# What do you think?



## Slingshot28 (Feb 15, 2021)

So I was reading trying to figure out if I could could do pest control in my yard for these birds but this is what I found. Do you think this means I can use my slingshot for pest control? Also I was looking at the requirements for the2020-2021 Hunting and Trapping Digest 2020-2021 hunter digest for my state and it said nothing about slingshot.

Do It Yourself |


European starlings are an introduced species to the United States and are not protected by the Migratory Bird Treaty Act or the Illinois Wildlife Code. A permit is not needed to remove European starlings, their nests, or their young. However, the removal technique must not pose a threat to native bird species.(European Starling |) legal status

*Legal Status*

Since the house sparrow was introduced to the United States and is not native to Illinois, it is not legally protected by the Migratory Bird Treaty Act or the state Wildlife Code. A permit is not needed to remove house sparrows, their nests, or their young. However, the removal technique must not pose a threat to native bird species.(House Sparrow |)

*Legal Status*

Pigeons are an introduced species in North America and are not protected by the Migratory Bird Treaty Act or the Illinois Wildlife Code. A permit is not needed to remove pigeons, their nests, or their young. However, the removal technique used to remove the pigeons must not pose a threat to native bird species that may be nearby.(Pigeon |)
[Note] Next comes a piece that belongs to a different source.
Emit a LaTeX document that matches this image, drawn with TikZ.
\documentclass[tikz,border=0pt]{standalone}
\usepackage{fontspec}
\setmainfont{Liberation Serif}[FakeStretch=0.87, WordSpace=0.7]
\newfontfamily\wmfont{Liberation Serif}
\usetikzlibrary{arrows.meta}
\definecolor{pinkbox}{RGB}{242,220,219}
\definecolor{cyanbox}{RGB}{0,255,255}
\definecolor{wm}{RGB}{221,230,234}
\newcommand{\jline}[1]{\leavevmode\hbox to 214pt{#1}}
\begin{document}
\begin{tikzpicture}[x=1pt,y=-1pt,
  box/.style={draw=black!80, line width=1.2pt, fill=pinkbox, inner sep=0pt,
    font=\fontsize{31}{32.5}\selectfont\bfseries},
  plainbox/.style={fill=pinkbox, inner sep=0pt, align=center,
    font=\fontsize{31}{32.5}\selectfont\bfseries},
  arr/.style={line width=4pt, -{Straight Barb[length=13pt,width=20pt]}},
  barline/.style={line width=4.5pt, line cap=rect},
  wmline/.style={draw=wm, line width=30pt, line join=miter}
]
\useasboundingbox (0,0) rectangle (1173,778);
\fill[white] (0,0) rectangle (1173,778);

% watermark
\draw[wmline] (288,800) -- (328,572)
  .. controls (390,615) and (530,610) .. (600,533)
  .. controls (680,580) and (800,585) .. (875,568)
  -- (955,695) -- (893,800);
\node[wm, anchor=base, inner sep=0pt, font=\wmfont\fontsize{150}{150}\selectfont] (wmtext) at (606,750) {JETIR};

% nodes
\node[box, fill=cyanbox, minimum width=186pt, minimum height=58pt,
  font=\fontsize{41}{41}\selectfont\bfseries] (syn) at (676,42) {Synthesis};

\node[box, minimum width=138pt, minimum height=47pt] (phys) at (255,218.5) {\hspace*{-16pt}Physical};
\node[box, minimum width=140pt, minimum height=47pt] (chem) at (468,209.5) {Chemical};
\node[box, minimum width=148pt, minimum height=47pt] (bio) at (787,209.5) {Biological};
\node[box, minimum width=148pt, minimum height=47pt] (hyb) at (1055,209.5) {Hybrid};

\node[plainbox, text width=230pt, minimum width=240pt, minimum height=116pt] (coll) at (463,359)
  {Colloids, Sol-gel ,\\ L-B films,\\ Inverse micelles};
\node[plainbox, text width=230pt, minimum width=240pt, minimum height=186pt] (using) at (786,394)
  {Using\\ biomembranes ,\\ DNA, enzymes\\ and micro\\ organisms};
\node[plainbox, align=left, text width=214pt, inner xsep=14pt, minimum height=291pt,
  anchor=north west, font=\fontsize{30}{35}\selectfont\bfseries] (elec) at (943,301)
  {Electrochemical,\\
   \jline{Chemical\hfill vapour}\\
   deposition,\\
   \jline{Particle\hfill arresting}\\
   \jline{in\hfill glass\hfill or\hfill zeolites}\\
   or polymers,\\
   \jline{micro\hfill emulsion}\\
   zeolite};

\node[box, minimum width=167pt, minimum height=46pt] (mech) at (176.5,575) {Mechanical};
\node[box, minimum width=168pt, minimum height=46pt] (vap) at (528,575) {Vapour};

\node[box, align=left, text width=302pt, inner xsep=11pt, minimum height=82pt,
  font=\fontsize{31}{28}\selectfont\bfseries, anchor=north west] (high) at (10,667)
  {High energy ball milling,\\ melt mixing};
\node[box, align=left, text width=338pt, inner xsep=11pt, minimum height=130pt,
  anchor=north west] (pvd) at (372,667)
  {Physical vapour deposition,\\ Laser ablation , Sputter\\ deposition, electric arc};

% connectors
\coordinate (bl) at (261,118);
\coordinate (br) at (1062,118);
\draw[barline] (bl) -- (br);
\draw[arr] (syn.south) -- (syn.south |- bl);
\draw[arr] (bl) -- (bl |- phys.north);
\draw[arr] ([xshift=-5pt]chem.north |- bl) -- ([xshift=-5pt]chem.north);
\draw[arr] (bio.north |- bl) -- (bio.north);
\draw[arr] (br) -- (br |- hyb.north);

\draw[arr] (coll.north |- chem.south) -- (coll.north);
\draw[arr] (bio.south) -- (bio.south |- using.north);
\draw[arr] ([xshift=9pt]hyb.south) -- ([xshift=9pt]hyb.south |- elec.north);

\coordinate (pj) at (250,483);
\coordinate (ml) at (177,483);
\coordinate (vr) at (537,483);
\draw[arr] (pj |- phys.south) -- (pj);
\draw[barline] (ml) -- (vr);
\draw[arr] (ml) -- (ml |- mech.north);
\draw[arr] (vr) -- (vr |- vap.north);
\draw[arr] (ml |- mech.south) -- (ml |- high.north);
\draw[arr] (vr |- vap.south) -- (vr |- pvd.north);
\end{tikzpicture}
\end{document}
Thanks for the help, Slingshot28


----------



## David D (Oct 20, 2020)

I don't want to offend any hunters here but I will state my opinion and try not to be offensive. Maybe you can scare the birds off using your slingshot instead of killing them. Wild bird populations have dropped 75% in the last 25 years due to many factors so I don't think slingshotters should be targeting non-game birds. Even if they are not native they have been here along time and are now part of the landscape and we need them. Starlings are annoying and pigeons can be messy, and house sparrows are common but they are all wildlife and we are losing alot of that around the world. Using the slingshot scare the crap out of them repeatedly and maybe they won't return.


----------



## Slingshot28 (Feb 15, 2021)

Thank You for your opinion, I personally do not take offense to that.


----------



## SonoftheRepublic (Jul 3, 2011)

Wow! 60 pages of regulations. That's a lot to 'wade' through!
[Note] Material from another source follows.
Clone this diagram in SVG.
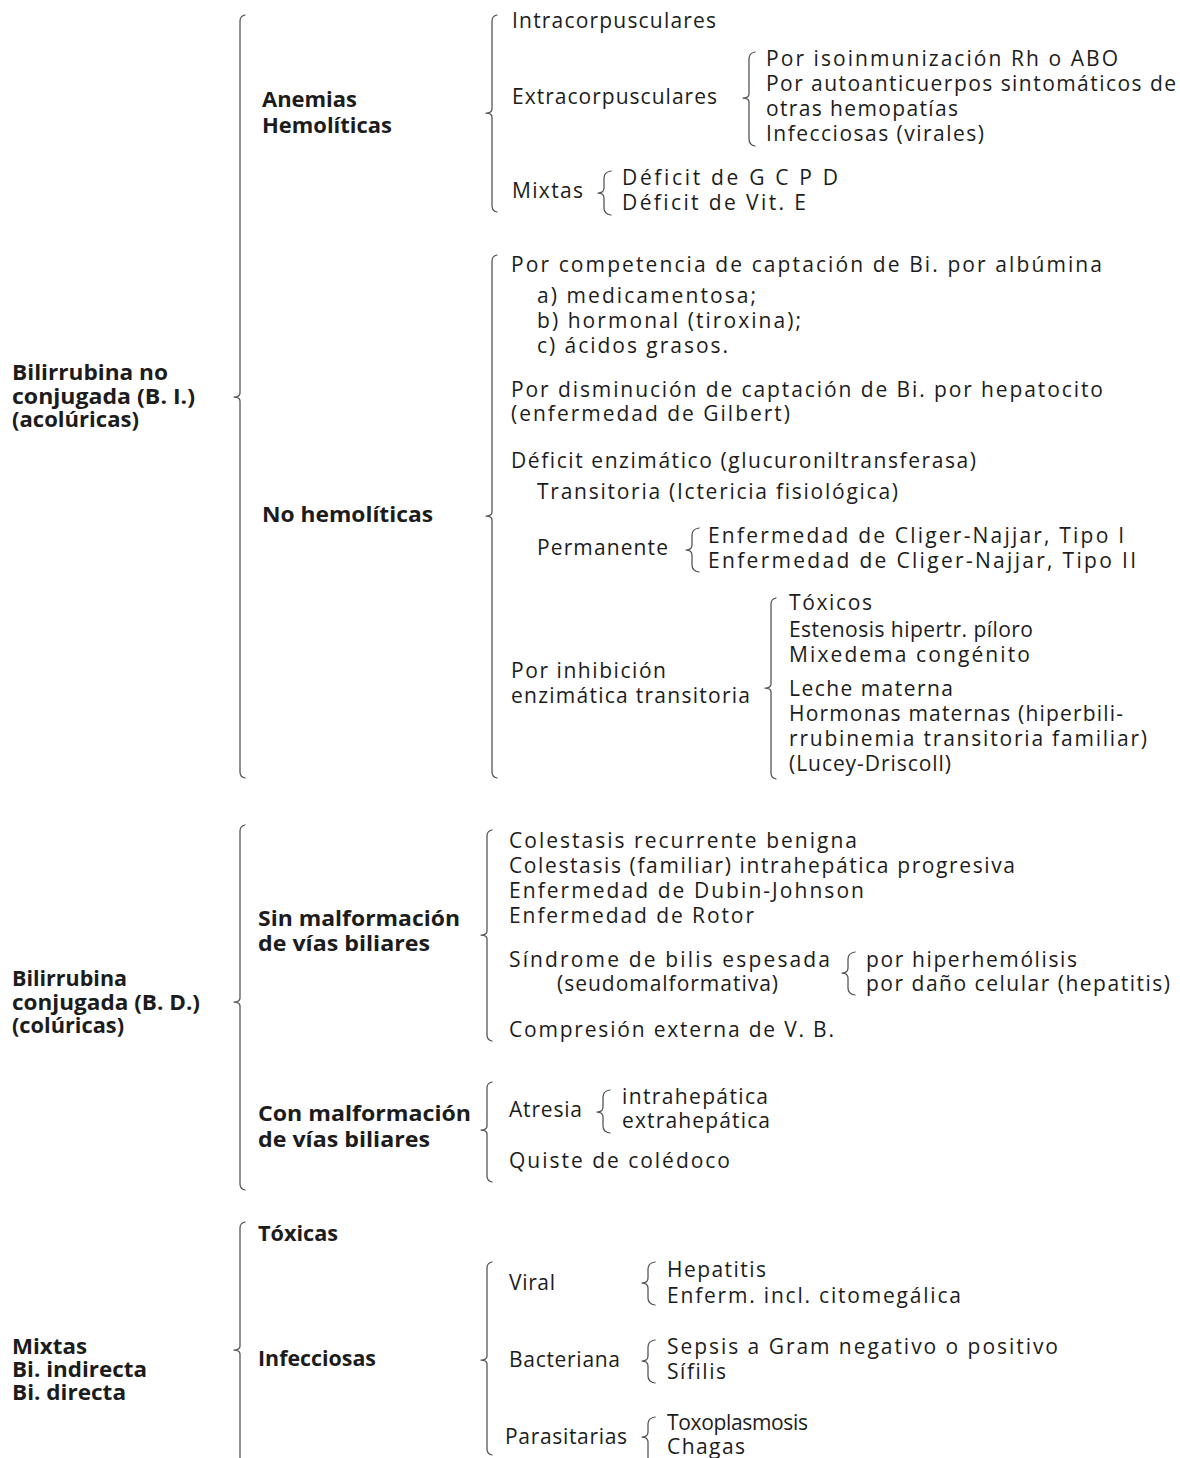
<svg xmlns="http://www.w3.org/2000/svg" width="1180" height="1458" viewBox="0 0 1180 1458">
<style>
.t{font-family:"Open Sans",Lato,"Noto Sans",sans-serif;font-size:21px;fill:#1c1c1c;font-variant-ligatures:none}
.b{font-weight:bold}
.br{fill:none;stroke:#505050;stroke-width:1.25;stroke-linecap:round;stroke-linejoin:round}
</style>
<rect width="1180" height="1458" fill="#ffffff"/>
<g id="connectors">
<path class="br" d="M245 15 Q240 16 240 21 V393 Q240 397 234 397 Q240 397 240 401 V772 Q240 777 245 778"/>
<path class="br" d="M497 15 Q492 16 492 21 V109 Q492 113 486 113 Q492 113 492 117 V206 Q492 211 497 212"/>
<path class="br" d="M755 52 Q749 53 749 59 V94 Q749 98 743 98 Q749 98 749 102 V139 Q749 145 755 146"/>
<path class="br" d="M611 171 Q604 172 604 178 V188 Q604 193 598 193 Q604 193 604 198 V208 Q604 214 611 215"/>
<path class="br" d="M497 255 Q492 256 492 261 V512 Q492 516 486 516 Q492 516 492 520 V772 Q492 777 497 778"/>
<path class="br" d="M699 528 Q692 529 692 535 V545 Q692 550 686 550 Q692 550 692 555 V565 Q692 571 699 572"/>
<path class="br" d="M776 598 Q771 599 771 604 V684 Q771 688 765 688 Q771 688 771 692 V773 Q771 778 776 779"/>
<path class="br" d="M245 825 Q240 826 240 831 V998 Q240 1002 234 1002 Q240 1002 240 1006 V1184 Q240 1189 245 1190"/>
<path class="br" d="M492 830 Q487 831 487 836 V931 Q487 935 481 935 Q487 935 487 939 V1035 Q487 1040 492 1041"/>
<path class="br" d="M855 952 Q848 953 848 959 V968 Q848 973 842 973 Q848 973 848 978 V988 Q848 994 855 995"/>
<path class="br" d="M492 1082 Q487 1083 487 1088 V1126 Q487 1130 481 1130 Q487 1130 487 1134 V1176 Q487 1181 492 1182"/>
<path class="br" d="M610 1090 Q603 1091 603 1097 V1107 Q603 1112 597 1112 Q603 1112 603 1117 V1126 Q603 1132 610 1133"/>
<path class="br" d="M245 1222 Q240 1223 240 1228 V1346 Q240 1350 234 1350 Q240 1350 240 1354 V1460"/>
<path class="br" d="M492 1262 Q487 1263 487 1268 V1356 Q487 1360 481 1360 Q487 1360 487 1364 V1449 Q487 1454 492 1455"/>
<path class="br" d="M655 1262 Q648 1263 648 1269 V1278 Q648 1283 642 1283 Q648 1283 648 1288 V1298 Q648 1304 655 1305"/>
<path class="br" d="M655 1340 Q648 1341 648 1347 V1356 Q648 1361 642 1361 Q648 1361 648 1366 V1376 Q648 1382 655 1383"/>
<path class="br" d="M655 1417 Q648 1418 648 1424 V1432 Q648 1437 642 1437 Q648 1437 648 1442 V1460"/>
</g>
<g id="n-bnc"><text class="t b">
<tspan x="12" y="380" textLength="156" lengthAdjust="spacingAndGlyphs">Bilirrubina no</tspan>
<tspan x="12" y="404" textLength="183" lengthAdjust="spacingAndGlyphs">conjugada (B. I.)</tspan>
<tspan x="12" y="427" textLength="127" lengthAdjust="spacingAndGlyphs">(acolúricas)</tspan>
</text></g>
<g id="n-anemias"><text class="t b">
<tspan x="262" y="107" textLength="95" lengthAdjust="spacingAndGlyphs">Anemias</tspan>
<tspan x="262" y="133" textLength="130" lengthAdjust="spacingAndGlyphs">Hemolíticas</tspan>
</text></g>
<g id="n-intra"><text class="t" x="512" y="28" textLength="204" lengthAdjust="spacing">Intracorpusculares</text></g>
<g id="n-extra"><text class="t" x="512" y="104" textLength="205" lengthAdjust="spacing">Extracorpusculares</text></g>
<g id="n-extra-items"><text class="t">
<tspan x="766" y="66" textLength="352" lengthAdjust="spacing">Por isoinmunización Rh o ABO</tspan>
<tspan x="766" y="91" textLength="410" lengthAdjust="spacing">Por autoanticuerpos sintomáticos de</tspan>
<tspan x="766" y="116" textLength="192" lengthAdjust="spacing">otras hemopatías</tspan>
<tspan x="766" y="141" textLength="218" lengthAdjust="spacing">Infecciosas (virales)</tspan>
</text></g>
<g id="n-mixtas1"><text class="t" x="512" y="198" textLength="71" lengthAdjust="spacing">Mixtas</text></g>
<g id="n-mixtas1-items"><text class="t">
<tspan x="622" y="185" textLength="216" lengthAdjust="spacing">Déficit de G C P D</tspan>
<tspan x="622" y="210" textLength="184" lengthAdjust="spacing">Déficit de Vit. E</tspan>
</text></g>
<g id="n-nohem"><text class="t b" x="262" y="522" textLength="171" lengthAdjust="spacingAndGlyphs">No hemolíticas</text></g>
<g id="n-competencia"><text class="t">
<tspan x="511" y="272" textLength="591" lengthAdjust="spacing">Por competencia de captación de Bi. por albúmina</tspan>
<tspan x="537" y="303" textLength="219" lengthAdjust="spacing">a) medicamentosa;</tspan>
<tspan x="537" y="328" textLength="264" lengthAdjust="spacing">b) hormonal (tiroxina);</tspan>
<tspan x="537" y="353" textLength="191" lengthAdjust="spacing">c) ácidos grasos.</tspan>
</text></g>
<g id="n-disminucion"><text class="t">
<tspan x="511" y="397" textLength="592" lengthAdjust="spacing">Por disminución de captación de Bi. por hepatocito</tspan>
<tspan x="511" y="421" textLength="279" lengthAdjust="spacing">(enfermedad de Gilbert)</tspan>
</text></g>
<g id="n-deficit"><text class="t">
<tspan x="511" y="468" textLength="465" lengthAdjust="spacing">Déficit enzimático (glucuroniltransferasa)</tspan>
<tspan x="537" y="499" textLength="361" lengthAdjust="spacing">Transitoria (Ictericia fisiológica)</tspan>
</text></g>
<g id="n-permanente"><text class="t" x="537" y="555" textLength="131" lengthAdjust="spacing">Permanente</text></g>
<g id="n-permanente-items"><text class="t">
<tspan x="708" y="543" textLength="416" lengthAdjust="spacing">Enfermedad de Cliger-Najjar, Tipo I</tspan>
<tspan x="708" y="568" textLength="428" lengthAdjust="spacing">Enfermedad de Cliger-Najjar, Tipo II</tspan>
</text></g>
<g id="n-inhibicion"><text class="t">
<tspan x="511" y="678" textLength="155" lengthAdjust="spacing">Por inhibición</tspan>
<tspan x="511" y="703" textLength="239" lengthAdjust="spacing">enzimática transitoria</tspan>
</text></g>
<g id="n-inhibicion-items"><text class="t">
<tspan x="789" y="610" textLength="83" lengthAdjust="spacing">Tóxicos</tspan>
<tspan x="789" y="637" textLength="244" lengthAdjust="spacing">Estenosis hipertr. píloro</tspan>
<tspan x="789" y="662" textLength="241" lengthAdjust="spacing">Mixedema congénito</tspan>
<tspan x="789" y="696" textLength="164" lengthAdjust="spacing">Leche materna</tspan>
<tspan x="789" y="721" textLength="334" lengthAdjust="spacing">Hormonas maternas (hiperbili-</tspan>
<tspan x="789" y="746" textLength="358" lengthAdjust="spacing">rrubinemia transitoria familiar)</tspan>
<tspan x="789" y="771" textLength="162" lengthAdjust="spacing">(Lucey-Driscoll)</tspan>
</text></g>
<g id="n-bc"><text class="t b">
<tspan x="12" y="986" textLength="115" lengthAdjust="spacingAndGlyphs">Bilirrubina</tspan>
<tspan x="12" y="1010" textLength="188" lengthAdjust="spacingAndGlyphs">conjugada (B. D.)</tspan>
<tspan x="12" y="1033" textLength="112" lengthAdjust="spacingAndGlyphs">(colúricas)</tspan>
</text></g>
<g id="n-sin"><text class="t b">
<tspan x="258" y="926" textLength="202" lengthAdjust="spacingAndGlyphs">Sin malformación</tspan>
<tspan x="258" y="951" textLength="172" lengthAdjust="spacingAndGlyphs">de vías biliares</tspan>
</text></g>
<g id="n-sin-items"><text class="t">
<tspan x="509" y="848" textLength="348" lengthAdjust="spacing">Colestasis recurrente benigna</tspan>
<tspan x="509" y="873" textLength="506" lengthAdjust="spacing">Colestasis (familiar) intrahepática progresiva</tspan>
<tspan x="509" y="898" textLength="355" lengthAdjust="spacing">Enfermedad de Dubin-Johnson</tspan>
<tspan x="509" y="923" textLength="245" lengthAdjust="spacing">Enfermedad de Rotor</tspan>
</text></g>
<g id="n-sindrome"><text class="t">
<tspan x="509" y="967" textLength="321" lengthAdjust="spacing">Síndrome de bilis espesada</tspan>
<tspan x="557" y="991" textLength="221" lengthAdjust="spacing">(seudomalformativa)</tspan>
</text></g>
<g id="n-sindrome-items"><text class="t">
<tspan x="866" y="967" textLength="211" lengthAdjust="spacing">por hiperhemólisis</tspan>
<tspan x="866" y="991" textLength="304" lengthAdjust="spacing">por daño celular (hepatitis)</tspan>
</text></g>
<g id="n-compresion"><text class="t" x="509" y="1037" textLength="325" lengthAdjust="spacing">Compresión externa de V. B.</text></g>
<g id="n-con"><text class="t b">
<tspan x="258" y="1121" textLength="213" lengthAdjust="spacingAndGlyphs">Con malformación</tspan>
<tspan x="258" y="1147" textLength="172" lengthAdjust="spacingAndGlyphs">de vías biliares</tspan>
</text></g>
<g id="n-atresia"><text class="t" x="509" y="1117" textLength="73" lengthAdjust="spacing">Atresia</text></g>
<g id="n-atresia-items"><text class="t">
<tspan x="622" y="1104" textLength="146" lengthAdjust="spacing">intrahepática</tspan>
<tspan x="622" y="1128" textLength="148" lengthAdjust="spacing">extrahepática</tspan>
</text></g>
<g id="n-quiste"><text class="t" x="509" y="1168" textLength="221" lengthAdjust="spacing">Quiste de colédoco</text></g>
<g id="n-mixtas"><text class="t b">
<tspan x="12" y="1354" textLength="75" lengthAdjust="spacingAndGlyphs">Mixtas</tspan>
<tspan x="12" y="1377" textLength="135" lengthAdjust="spacingAndGlyphs">Bi. indirecta</tspan>
<tspan x="12" y="1400" textLength="114" lengthAdjust="spacingAndGlyphs">Bi. directa</tspan>
</text></g>
<g id="n-toxicas"><text class="t b" x="258" y="1241" textLength="80" lengthAdjust="spacingAndGlyphs">Tóxicas</text></g>
<g id="n-infecciosas"><text class="t b" x="258" y="1366" textLength="118" lengthAdjust="spacingAndGlyphs">Infecciosas</text></g>
<g id="n-viral"><text class="t" x="509" y="1290" textLength="46" lengthAdjust="spacing">Viral</text></g>
<g id="n-viral-items"><text class="t">
<tspan x="667" y="1277" textLength="99" lengthAdjust="spacing">Hepatitis</tspan>
<tspan x="667" y="1303" textLength="294" lengthAdjust="spacing">Enferm. incl. citomegálica</tspan>
</text></g>
<g id="n-bacteriana"><text class="t" x="509" y="1367" textLength="111" lengthAdjust="spacing">Bacteriana</text></g>
<g id="n-bacteriana-items"><text class="t">
<tspan x="667" y="1354" textLength="391" lengthAdjust="spacing">Sepsis a Gram negativo o positivo</tspan>
<tspan x="667" y="1379" textLength="59" lengthAdjust="spacing">Sífilis</tspan>
</text></g>
<g id="n-parasitarias"><text class="t" x="505" y="1444" textLength="122" lengthAdjust="spacing">Parasitarias</text></g>
<g id="n-parasitarias-items"><text class="t">
<tspan x="667" y="1430" textLength="141" lengthAdjust="spacing">Toxoplasmosis</tspan>
<tspan x="667" y="1454" textLength="78" lengthAdjust="spacing">Chagas</tspan>
</text></g>
</svg>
I just took a quick look and the following two excerpts are what stuck out to me.

On Page 11:
_"All wild birds (EXCEPT the house sparrow, European starling and domestic pigeon) and parts thereof (their nests and eggs) are protected. Wild turkey, purple swamphen, muscovy duck and game birds listed in this digest are legal to harvest."_

On Page 49:
_"Grackles, blackbirds and cowbirds may not be hunted as a game species or for recreational purposes. *However, in nuisance wildlife cases*, redwinged blackbirds, Brewer’s blackbirds, cowbirds, grackles and crows *found causing serious injuries to agricultural crops, horticultural crops, livestock feed, or wildlife recognized by the Department or the U.S. Fish and Wildlife Service as species that are endangered, threatened, candidates for listing, or special concern, or a health hazard or structural property damage may, without a permit, harvest the above listed species* provided the person: •has familiarized themselves with reporting requirements and federal rules set forth in 50 CFR 21.43 •has authorization from the landowner or tenant •has tried non-lethal control methods prior to lethal control •uses a shotgun (only non-toxic shot), air gun or traps •uses no calls, decoys, etc. •employs legal techniques only on or over the threatened area Rusty and yellow-headed blackbirds are protected and cannot be killed. Crows may be hunted as game by properly licensed hunters using shotguns, calls, decoys, etc. during the crow hunting season (page 37). It is illegal to recreationally hunt crows with airguns, rifles or handguns."_

So . . . As you said, All wild birds (EXCEPT the house sparrow, European starling and domestic pigeon) are protected. And no, it doesn't look like slingshots were mentioned as an approved hunting tool, which is not uncommon for many states.

My analysis . . .This is a case where you must use your best judgement - based on the circumstances.


----------